Enabling Cellular Networks for IoT

Feb 13, 2017 | By Navnit Goel

Cellular operators are at cross roads today as uptake of IoT is set to take-off. Analysts predict that there will be around 28 billion connected devices by 2021, of which more than 15 billion will be connected M2M and consumer-electronics devices. [1]. IoT Market size is likely to reach about 661 billion USD by 2021.

Cellular operators have a unique opportunity to monetize their existing networks and earn extra revenue by supporting new IoT applications by upgrading their networks and provide affordable connectivity on a global scale.
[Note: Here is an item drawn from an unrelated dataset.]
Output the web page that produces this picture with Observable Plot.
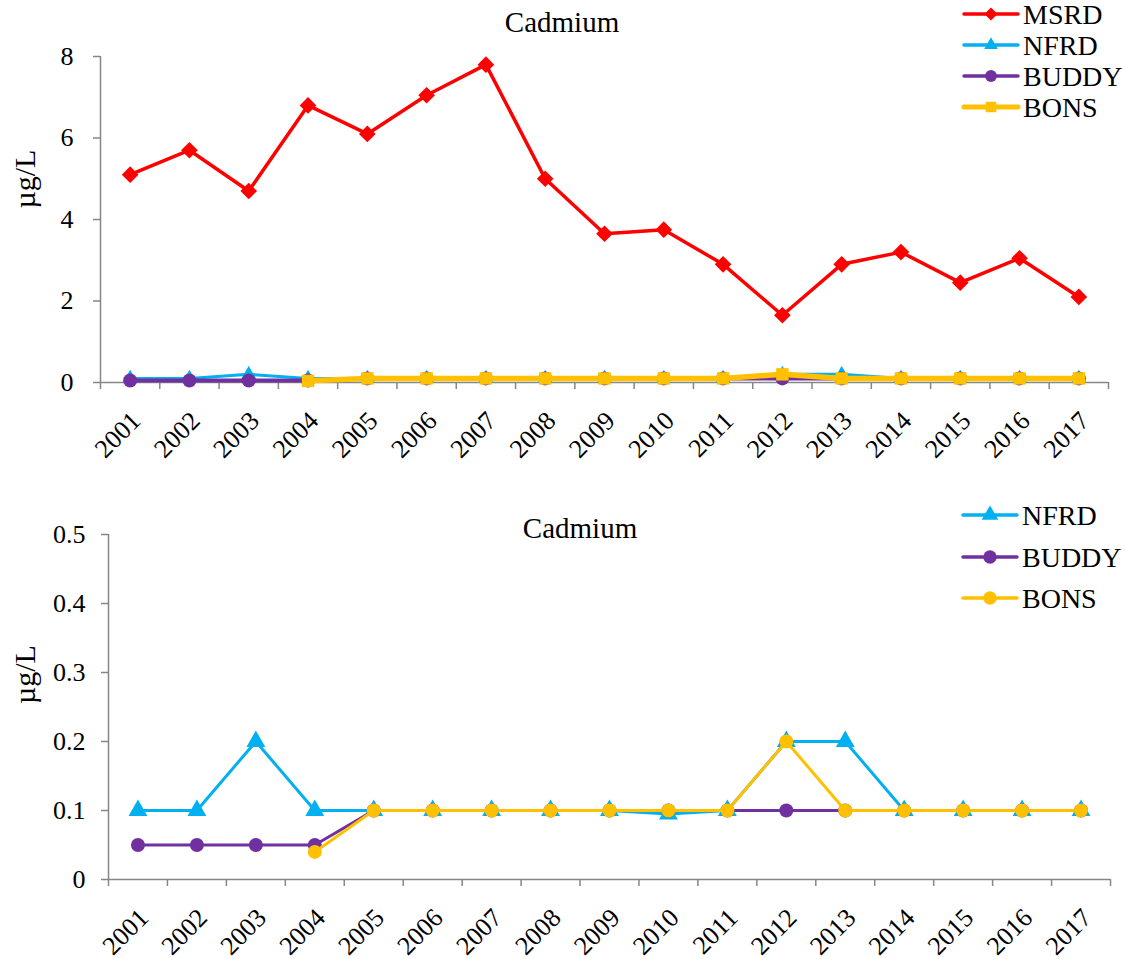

Single network supporting all applications – from mobile broadband services, VoIP and all kinds of low – to high-end IoT use cases is a very strong value proposition.

The size of this share of market for these operators, will depend on the role, they adopt in the value chain. This could range from being a connectivity provider to all the way to being an end-to-end solution provider of turnkey solutions to vertical markets [4].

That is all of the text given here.